Do groźnego wypadku doszło w Beskidach Zachodnich. Mężczyzna jadący po Gorcach pojazdem crossowym uderzył z dużą siłą w przydrożną przeszkodę i stracił przytomność. Gdy się ocknął, uskarżał się na silny ból. Do szpitala w Krakowie poszkodowanego zabrał śmigłowiec.
Jak poinformowała w mediach społecznościowych Grupa Podhalańska Górskiego Ochotniczego Pogotowia Ratunkowego (GOPR), "sobota długiego weekendu okazała się pracowita" dla ratowników.

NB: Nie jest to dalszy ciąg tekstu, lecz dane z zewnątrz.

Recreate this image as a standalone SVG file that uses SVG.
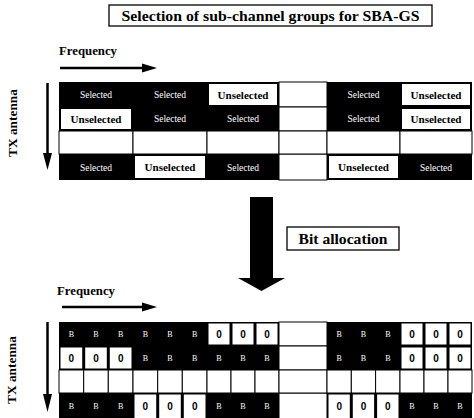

Jeden z najpoważniejszych wypadków tego dnia zdarzył się po godzinie 14 w Gorcach w Beskidach Zachodnich. W rejonie szczytu Jaworzynka Gorcowska kierujący pojazd typu cross z dużą siłą uderzył w przydrożną przeszkodę i stracił przytomność.
Poszkodowany został przetransportowany do szpitala śmigłowcem
O wypadku ratowników GOPR poinformowali świadkowie zdarzenia.
"Poszkodowany był przez dłuższą chwilę nieprzytomny, po odzyskaniu przytomności skarżył się na silny ból brzucha, okolic miednicy, oraz klatki piersiowej. Dodatkowo miał wyraźne problemy z oddychaniem" - czytamy w komunikacie Grupy Podhalańskiej GOPR.
Na miejsce wezwano śmigłowiec Lotniczego Pogotowia Ratunkowego (LPR). W oczekiwaniu na przylot maszyny stan mężczyzny zaczął się pogarszać. Do czasu lądowania śmigłowca pomocy medycznej udzielili mężczyźnie ratownicy GOPR, a chwilę po zachodzie słońca przejęli go ratownicy LPR. Został przetransportowany do jednego ze szpitali w Krakowie.
Zasłabnięcie 11-latki, złamanie po poślizgu na liściach
W tym samym czasie inna grupa ratowników ruszyła w rejon Turbacza. Tam - według zgłoszenia - zasłabła 11-latka. Dziewczynka straciła przytomność na szlaku czerwonym z Turbacza w stronę Przełęczy Knurowskich. GOPR-owcy sprowadzili dziewczynkę z Polany Grabowskiej i przetransportowali ją do szpitala w Nowym Targu.
Wcześniej, około południa, ratownicy pomogli też mężczyźnie, który poślizgnął się na zalegających liściach podczas zejścia z Wysokiego Wierchu w Pieninach. "Efektem upadku była złamana kończyna dolna" - informuje Grupa Podhalańska GOPR. Turysta został ściągnięty przez ratowników do miejscowości Jaworki.
Jak przekazał nam w niedzielę późnym popołudniem ratownik dyżurny Grupy Podhalańskiej GOPR, ostatni dzień długiego weekendu jest zadziwiająco spokojny. - Nie odnotowaliśmy żadnych poważniejszych zdarzeń - poinformował.